I think you should be able to detect twinning from the intensity
statistics regardless of the spacegroup you have processed in...
Have you tried SFCHECK or looked at the truncate plots?
A word of warning - FreeRs and Rfactors for twinned data are somewhat
different to those for untwinned data, and it iss hard to compare them.
For one thing you would need to assign your Freer flags in the P222
point group, and then extend them to P21 or Pq1 to get an unbiased set..
Eleanor
Yuan, Hua wrote:
Dear Colleagues,
I'd like to share with you with a twinning puzzle that's been
troubling me for a while.
I have a ~2.2 A data merged in p212121 space group with unit cell:
41.8300 117.4490 134.4840 90.0000 90.0000 90.0000
Translational NCS was detected but structure solution was able to be
obtained by phased molecular replacement as we have a Au derivative
data set. Obtaining experimental phase or MR alone didn't work.

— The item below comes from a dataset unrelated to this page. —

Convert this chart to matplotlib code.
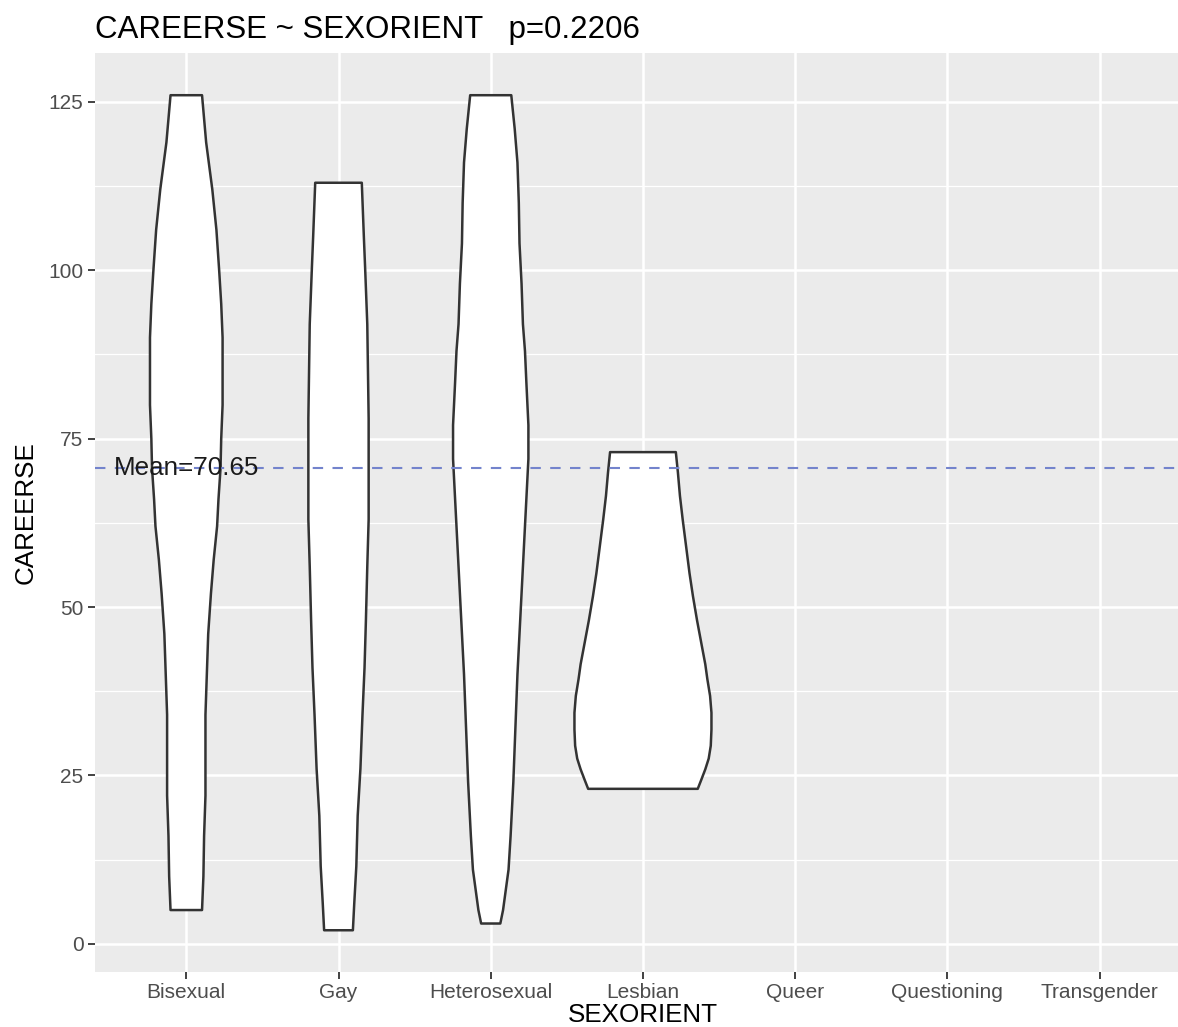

However, with this model and data set, the refinement didn't work
(with R-free ~40% or higher if with more cycles). Different twinning
tests have been carried out and no sign of twinning. All possible
p222 space groups have been tried but no luck or even worse.
Considering that translational symmetry and perfect twinning may make
things deceiving, the data was merged into p21 and a twin-refinement
was performed in phenix.refine. After 3 cycles of rigid-body and
group ADP, a R-free of ~30% was obtained and the output map looks OK.
It looks like we got it. But then things get interesting when we
tested other two axis as the p21 unique axis. With all the three
choices plus corresponding twin-refinement, we could get a similar
R-free (30%). Besides, the three maps all look OK except for one
missing some side chains.
Then the structure was solve in p1 and Xtriage was used with the hope
that one axis would stand out. However, the RvsR for all three axis
are almost the same. Did I miss anything here? Of course, we could
pick up the one axis we like best and get the structure solved ^---^.
However, this puzzle would eat me alive for a very long time.